Descrição
Sabe-se que o sistema penal opera de forma simbólica. O sentido do castigo é funcional para que as representações sobre bem e mal, certo e errado, justo e injusto, puro e impuro, se difundam no imaginário coletivo. Assim são dados os contornos de uma alegoria punitiva a figura do traficante - que alimenta e justifica discursivamente ao senso comum toda a brutalidade e violência das agências penais (políticas, executivas e de legitimação). As páginas que o leitor encontrará adiante denunciam categoricamente essa fraude retórica, tão necessária à legitimação do poder penal, e demonstram a dimensão genocida por ela conquistada no cenário de uma (neo)economia de mercado.
Na governamentalidade neoliberal, a mercantilização da vida a tudo converte em produto. A lógica do Estado mínimo e do mercado máximo potencializa o consumo a níveis adictivos. Passamos a consumir, inclusive, sensações, estados ou condições imateriais.

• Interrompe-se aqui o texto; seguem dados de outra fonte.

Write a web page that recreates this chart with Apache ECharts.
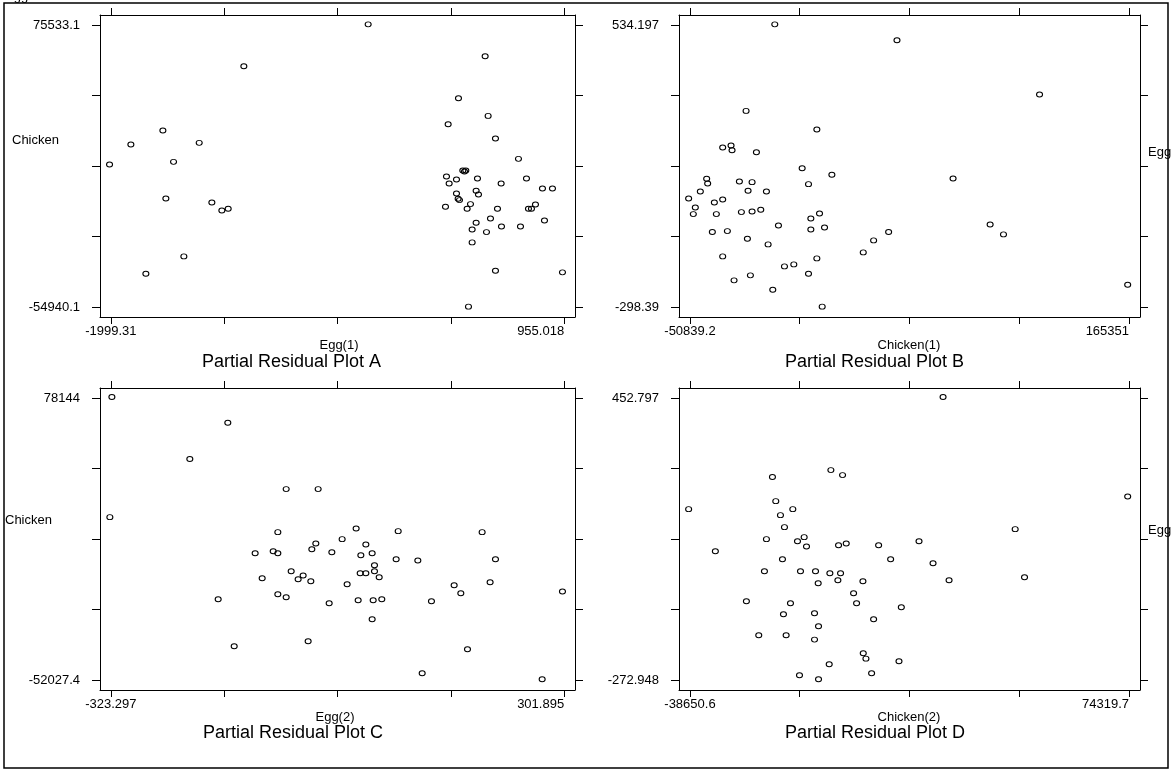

A política de guerra às drogas é, em grande medida, fruto desse cenário econômico e geopolítico. Projeta o medo e o sentimento de insegurança a escala multitudinária quando converte o traficante no inimigo social e as drogas no grande risco global para, aproveitando-se das expectativas punitivas daí resultantes, apresentar-se como ferramenta legítima para o exercício do poder sobre os corpos.